現在的我,面臨和你一樣的困境。上帝設計了一個計謀,是那樣再怎麼高深也無法重複被模仿的情節,卻赤裸裸地活生生地在我的眼前一遍一遍地上演著,我無法不去接受我即將成為你的這個事實,但我卻必須再一次地用揉過捏過碎過的心去嘗試一次時光的回溯,特別是這個你已經不在的時空。這對我而言確實殘忍但不得不這對我而言諷刺但不得不這對我來說是個痛苦的決定與了解,但我確實不得不。


因為,我正走向與你相同的一條路。

記得,我跟你提過提倡新康德主義的朗格。他曾說:


儘管錯誤是頑固的,關於直接矛盾不相容的心理學規律如今已在思維中起著巨大的作用。這個規律是一把鋒利的剪刀,在經驗的進程中,那些不可行的表象聯繫被它逐漸消滅,而較為可行的表象聯繫變繼續維持下去。與生物的進程一樣,人類思維的自然進程中的消滅原則就在於,不斷地有新的表象聯繫被造出來,其中的一大批表象聯繫又一再地被消滅掉,而較好的表象聯繫則得以留存並繼續發揮作用。

也就是你的表象聯繫已經留在我的身上,並且繼續了你的毅力與堅持,才有了這樣一通愉快的電話。


就這樣,我有了一個決定。

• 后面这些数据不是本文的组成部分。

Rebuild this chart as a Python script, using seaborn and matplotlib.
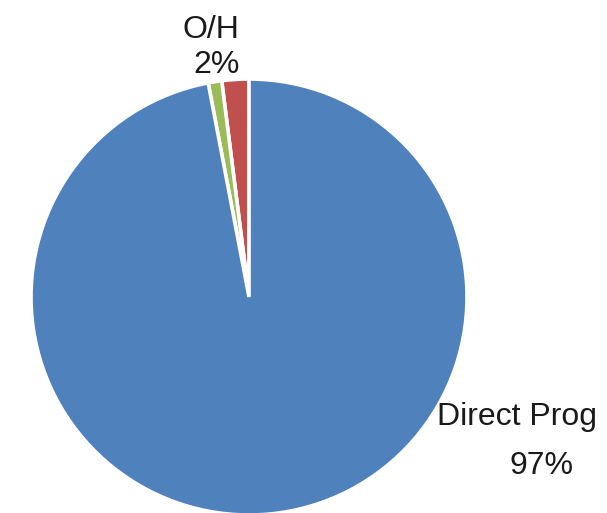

放下,讓我的故事延續。這樣,對那個孩子,才是最好的。

你看,卡夫卡在【蛻變】裡寫著:


我們這樣把家具搬出去,會讓那個孩子完全失去康復的希望,可不是好像表示把那孩子完全丟開一樣嗎?我想把這個房間保持原來的樣子,是最好的辦法。這樣一來,當那孩子回到我們身邊的時候,知道什麼都沒變動,會很快忘掉中間所發生的那件事。

那麼,一個哭哭啼啼的孩子,也總有一天知道對方的好,也總有一天,在渾噩的夢裡面,將會一下子想起來,這樣的人曾經出現在他的生命裡。


那就是我的使命。那麼一天,我也會是另一個菲。